Cantaba el francés Georges Brassens con mucha coña que “los muertos son siempre gente estupenda”. No es un vicio específicamente hispano: basta con que alguien se muera para que los mismos que lo ponían en vida cual chupa de dómine se dediquen a decir (ante el gran público, claro) que era una gran persona, un benefactor, un prócer, un pilar de la democracia, un adalid de la libertad y ni sé cuántos ditirambos más.
Se cuentan con los dedos de una mano los que ayer tuvieron el valor de mantener sus opiniones de siempre, recordando algunas peculiaridades de la biografía del expresidente de la CEOE. Por ejemplo, que fue un falangista convicto y confeso, muy colega de Rodolfo Martín-Villa, con quien trabajó codo con codo en los sindicatos verticales del franquismo, cosa de la que, al igual que su amigo, jamás se autocriticó. Por ejemplo, que nunca fue empresario, por mucho que dirigiera la organización del gremio: fue, eso sí, burócrata de varias empresas, antes de convertirse en el principal burócrata del empresariado. Por ejemplo, que durante la Transición se dedicó a poner zancadillas a todos los ministros de Economía de Adolfo Suárez, a los que consideraba perversos socialdemócratas, porque a él lo que le iba era la derecha pura y dura. Por ejemplo, que se pasó la vida tratando de recortar los derechos de los trabajadores. Por ejemplo, que nunca tragó el autonomismo del Estado español y que llegó incluso a reclamar que se suspendiera la autonomía de la Comunidad Autónoma Vasca, sometiéndola a un estado de excepción. Sólo le conocí en su larga trayectoria una decisión feliz: la de jubilarse.

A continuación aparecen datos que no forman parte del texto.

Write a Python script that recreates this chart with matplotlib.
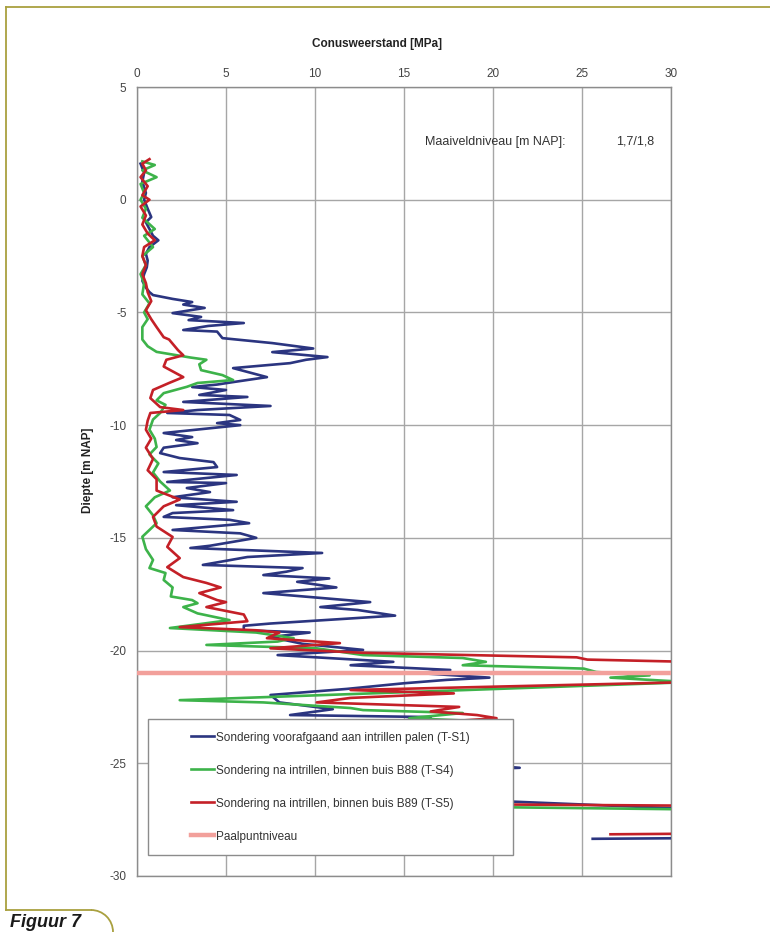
import numpy as np
import matplotlib
matplotlib.use("Agg")
import matplotlib.pyplot as plt
from matplotlib import font_manager as fm
from matplotlib.lines import Line2D
from matplotlib.patches import Arc
from matplotlib.legend_handler import HandlerLine2D

# ---------------- data ----------------
# T-S1 : sondering voorafgaand aan intrillen palen (depth [m NAP], qc [MPa])
s1_depth = [1.6, 1.2, 0.8, 0.3, 0.0, -0.4, -0.77, -1.0, -1.3, -1.6, -1.8, -2.1, -2.4, -2.7,
            -3.0, -3.3, -3.6, -3.9, -4.1, -4.23, -4.4, -4.54, -4.65, -4.8, -5.03, -5.2,
            -5.34, -5.47, -5.6, -5.78, -5.85, -6.14, -6.36, -6.6, -6.76, -6.98, -7.1,
            -7.25, -7.47, -7.64, -7.87, -8.09, -8.2, -8.31, -8.44, -8.66, -8.75, -8.97,
            -9.15, -9.33, -9.46, -9.55, -9.77, -9.91, -10.0, -10.35, -10.53, -10.66,
            -10.8, -11.0, -11.24, -11.46, -11.64, -11.86, -12.08, -12.21, -12.52, -12.57,
            -12.79, -12.97, -13.2, -13.4, -13.55, -13.77, -13.9, -14.07, -14.2, -14.35,
            -14.65, -14.8, -15.0, -15.2, -15.35, -15.45, -15.67, -15.85, -16.2, -16.34,
            -16.5, -16.65, -16.8, -16.95, -17.2, -17.45, -17.85, -18.07, -18.2, -18.45,
            -18.8, -18.9, -19.1, -19.2, -19.4, -19.7, -19.97, -20.2, -20.5, -20.65,
            -20.86, -21.0, -21.2, -21.3, -21.45, -21.7, -21.97, -22.3, -22.6, -22.86,
            -22.95, -23.1, -23.6, -24.2, -24.8, -25.2, -25.4, -26.0, -26.6, -27.15,
            -28.3, -28.35]
s1_qc = [0.2, 0.4, 0.3, 0.5, 0.4, 0.6, 0.8, 0.5, 0.7, 0.9, 1.2, 0.7, 0.5, 0.6,
         0.55, 0.4, 0.3, 0.5, 0.7, 0.9, 2.0, 3.1, 2.6, 3.8, 2.0, 3.6,
         2.9, 6.0, 4.0, 2.6, 4.5, 4.8, 7.6, 9.9, 7.6, 10.7, 9.5,
         8.6, 5.4, 6.2, 7.3, 5.4, 4.5, 3.1, 5.0, 3.5, 6.2, 2.6,
         7.5, 3.4, 1.7, 5.2, 5.8, 4.5, 5.8, 1.5, 3.1, 2.2,
         3.4, 1.5, 1.3, 2.4, 4.3, 4.5, 1.5, 5.6, 1.7, 5.0,
         2.8, 4.1, 2.0, 5.6, 2.2, 5.4, 2.0, 1.5, 5.2, 6.3,
         2.0, 5.8, 6.7, 5.2, 4.1, 3.0, 10.4, 6.2, 3.7, 9.3,
         8.4, 7.1, 10.8, 9.0, 11.2, 7.1, 13.1, 10.3, 12.4, 14.5,
         7.5, 6.0, 6.0, 9.7, 7.5, 9.3, 12.7, 7.9, 14.4, 12.0,
         17.6, 15.9, 19.8, 17.4, 15.0, 11.8, 7.5, 8.0, 11.0, 8.6,
         16.5, 15.0, 12.0, 14.0, 15.0, 21.5, 15.0, 17.0, 18.0, 35.0,
         35.0, 25.6]

# T-S4 : sondering na intrillen, binnen buis B88
s4_depth = [1.7, 1.54, 1.3, 1.0, 0.7, 0.3, 0.0, -0.4, -0.8, -1.3, -1.6, -2.1, -2.5, -2.9,
            -3.3, -3.7, -4.2, -4.6, -5.0, -5.3, -5.65, -6.2, -6.5, -6.75, -7.0, -7.1,
            -7.3, -7.56, -7.78, -8.0, -8.13, -8.3, -8.58, -8.9, -9.1, -9.46, -9.75,
            -10.2, -10.6, -10.97, -11.3, -11.7, -12.1, -12.5, -12.9, -13.2, -13.6,
            -14.0, -14.35, -14.95, -15.5, -15.98, -16.34, -16.56, -16.87, -17.2, -17.6,
            -17.76, -17.9, -18.07, -18.35, -18.65, -19.0, -19.2, -19.45, -19.6, -19.75,
            -19.9, -20.2, -20.33, -20.5, -20.65, -20.8, -20.95, -21.1, -21.2, -21.4,
            -22.2, -22.3, -22.55, -22.64, -22.77, -23.0, -23.1, -23.8, -24.6, -25.5,
            -26.3, -26.9, -27.08, -28.5]
s4_qc = [0.3, 1.0, 0.3, 1.1, 0.2, 0.4, 0.2, 0.5, 0.3, 1.0, 0.4, 0.9, 0.3, 0.5,
         0.2, 0.4, 0.3, 0.7, 0.4, 0.6, 0.3, 0.3, 0.6, 1.1, 3.0, 3.9,
         3.5, 3.6, 4.8, 5.4, 3.4, 2.8, 1.5, 1.1, 1.6, 1.3, 0.9,
         0.7, 1.0, 1.1, 0.7, 1.2, 0.9, 1.3, 1.85, 1.0, 0.5,
         0.9, 1.1, 0.3, 0.5, 0.9, 0.7, 1.6, 1.5, 2.0, 1.9,
         3.1, 3.4, 2.6, 3.4, 5.2, 1.85, 6.7, 8.8, 7.9, 3.9,
         10.1, 12.7, 18.3, 19.6, 18.3, 25.1, 25.8, 28.8, 26.6, 31.0,
         2.4, 7.1, 12.0, 12.7, 18.3, 15.3, 18.3, 14.0, 16.0, 13.0,
         15.0, 15.0, 35.0, 35.0]

# T-S5 : sondering na intrillen, binnen buis B89
s5_depth = [1.8, 1.6, 1.3, 1.0, 0.6, 0.2, 0.0, -0.3, -0.7, -1.1, -1.5, -1.8, -2.1, -2.5,
            -2.9, -3.3, -3.7, -4.1, -4.5, -4.9, -5.3, -5.65, -6.1, -6.2, -6.67, -6.9,
            -7.1, -7.4, -7.87, -8.13, -8.44, -8.8, -9.2, -9.33, -9.46, -9.8, -10.2,
            -10.6, -11.0, -11.5, -12.0, -12.4, -12.9, -13.3, -13.6, -14.07, -14.5,
            -14.96, -15.4, -15.9, -16.3, -16.74, -17.0, -17.2, -17.45, -17.76, -17.85,
            -18.07, -18.4, -18.7, -18.96, -19.1, -19.2, -19.45, -19.67, -19.9, -20.1,
            -20.3, -20.4, -20.5, -21.4, -21.75, -21.9, -22.1, -22.3, -22.5, -22.7,
            -22.86, -23.0, -23.1, -23.7, -24.5, -25.4, -26.2, -26.8, -26.9, -28.1,
            -28.15]
s5_qc = [0.7, 0.3, 0.5, 0.2, 0.6, 0.3, 0.7, 0.2, 0.5, 0.3, 0.6, 1.0, 0.4, 0.3,
         0.5, 0.3, 0.5, 0.6, 0.8, 0.5, 0.8, 1.1, 1.5, 1.8, 2.3, 2.6,
         1.65, 1.5, 2.6, 1.8, 0.9, 0.75, 1.3, 2.6, 0.75, 0.6, 0.5,
         0.8, 0.5, 0.9, 0.6, 1.1, 1.1, 2.4, 1.5, 0.9, 1.1,
         2.0, 1.7, 2.4, 1.7, 2.6, 3.9, 4.7, 3.5, 4.5, 5.0,
         3.9, 6.0, 6.2, 2.4, 6.7, 8.0, 7.3, 11.4, 7.5, 12.7,
         24.7, 25.3, 31.0, 31.0, 12.0, 17.8, 12.0, 10.1, 18.1, 16.5,
         19.1, 20.2, 18.3, 15.0, 17.0, 14.0, 16.0, 15.0, 35.0, 35.0,
         26.6]

paalpunt_depth = -21.0
series_labels = ["Sondering voorafgaand aan intrillen palen (T-S1)",
                 "Sondering na intrillen, binnen buis B88 (T-S4)",
                 "Sondering na intrillen, binnen buis B89 (T-S5)",
                 "Paalpuntniveau"]
x_ticks = [0, 5, 10, 15, 20, 25, 30]
y_ticks = [5, 0, -5, -10, -15, -20, -25, -30]

# ---------------- style ----------------
names = {f.name for f in fm.fontManager.ttflist}
FONT = "Liberation Sans Narrow" if "Liberation Sans Narrow" in names else "Liberation Sans"
plt.rcParams["font.family"] = [FONT, "DejaVu Sans"]
plt.rcParams["axes.unicode_minus"] = False

C_BLUE = "#2b3580"
C_GREEN = "#3db34a"
C_RED = "#c42027"
C_PINK = "#f2a09b"
C_GRID = "#a6a6a6"
C_FRAME = "#a9a03f"
C_TXT = "#333333"

fig = plt.figure(figsize=(7.7, 9.32), dpi=100)
W, H = 770, 932
ax = fig.add_axes([137 / W, 1 - 876 / H, (671 - 137) / W, (876 - 87) / H])

ax.set_xlim(0, 30)
ax.set_ylim(-30, 5)
ax.set_xticks(x_ticks)
ax.set_yticks(y_ticks)
ax.xaxis.tick_top()
ax.tick_params(axis="both", length=0, labelsize=8.5, colors="#444444")
ax.tick_params(axis="x", pad=5)
ax.tick_params(axis="y", pad=7.5)
ax.grid(True, color=C_GRID, linewidth=1.0)
ax.set_axisbelow(True)
for sp in ax.spines.values():
    sp.set_color("#8c8c8c")
    sp.set_linewidth(1.0)

lw = 1.9
ax.plot(s1_qc, s1_depth, color=C_BLUE, lw=lw, label=series_labels[0], zorder=3)
ax.plot(s4_qc, s4_depth, color=C_GREEN, lw=lw, label=series_labels[1], zorder=3)
ax.plot(s5_qc, s5_depth, color=C_RED, lw=lw, label=series_labels[2], zorder=3)
ax.axhline(paalpunt_depth, color=C_PINK, lw=3.2, label=series_labels[3], zorder=4)


class RightHandler(HandlerLine2D):
    def get_xdata(self, legend, xdescent, ydescent, width, height, fontsize):
        xd = np.array([-xdescent + width * 0.57, -xdescent + width])
        return xd, xd


h, l = ax.get_legend_handles_labels()
leg = ax.legend(h, l, loc="lower left",
                bbox_to_anchor=((148 - 137) / 534, (876 - 855) / 789, 365 / 534, 0.2),
                mode="expand", fontsize=8.5, frameon=True, fancybox=False,
                edgecolor="#8c8c8c", framealpha=1.0, borderpad=1.05, borderaxespad=0.0,
                labelspacing=1.78, handlelength=4.5, handletextpad=0.17,
                handler_map={Line2D: RightHandler()})
leg.get_frame().set_linewidth(1.0)
for t in leg.get_texts():
    t.set_color(C_TXT)
leg.set_zorder(10)

ax.text((425 - 137) / 534, (876 - 142) / 789, "Maaiveldniveau [m NAP]:",
        transform=ax.transAxes, fontsize=9, color=C_TXT, va="center", ha="left")
ax.text((616 - 137) / 534, (876 - 142) / 789, "1,7/1,8",
        transform=ax.transAxes, fontsize=9, color=C_TXT, va="center", ha="left")

fig.text(377 / W, 1 - 44 / H, "Conusweerstand [MPa]", ha="center", va="center",
         fontsize=8.5, fontweight="bold", color="#222222")
fig.text(88 / W, 1 - 470 / H, "Diepte [m NAP]", ha="center", va="center",
         rotation=90, fontsize=8.5, fontweight="bold", color="#222222")

# page frame
fig.add_artist(Line2D([6 / W, 6 / W], [1 - 7 / H, 1 - 910 / H], color=C_FRAME,
                      lw=1.3, transform=fig.transFigure))
fig.add_artist(Line2D([6 / W, 1.0], [1 - 7 / H, 1 - 7 / H], color=C_FRAME,
                      lw=1.3, transform=fig.transFigure))
fig.add_artist(Line2D([6 / W, 91 / W], [1 - 910 / H, 1 - 910 / H], color=C_FRAME,
                      lw=1.3, transform=fig.transFigure))
fig.add_artist(Arc((91 / W, 0.0), 44 / W, 44 / H, theta1=0, theta2=90,
                   color=C_FRAME, lw=1.3, transform=fig.transFigure))
fig.text(10 / W, 1 / H, "Figuur 7", ha="left", va="bottom", fontsize=13,
         fontweight="bold", fontstyle="italic", color="#1a1a1a",
         family=["Liberation Sans", "DejaVu Sans"])

fig.savefig("out.png", dpi=100)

Se suele manejar en estos casos un argumento que me parece especialmente bobo: “No digas esas cosas de él, porque ahora no puede defenderse”. ¡Pero si se las dije decenas de veces cuando estaba vivo y nunca mostró el menor deseo de desmentir ninguna de ellas! ¿Qué debería hacer ahora yo, si no? ¿Desdecirme?
La conversión de los muertos en tabú (de los muertos recientes, porque pasados unos cuantos años hay ya de nuevo libertad de despotrique) representa uno de los fenómenos más hipócritas de nuestra cultura. Es detestable.
Javier Ortiz. El dedo en la llaga, diario Público (28 de octubre de 2008).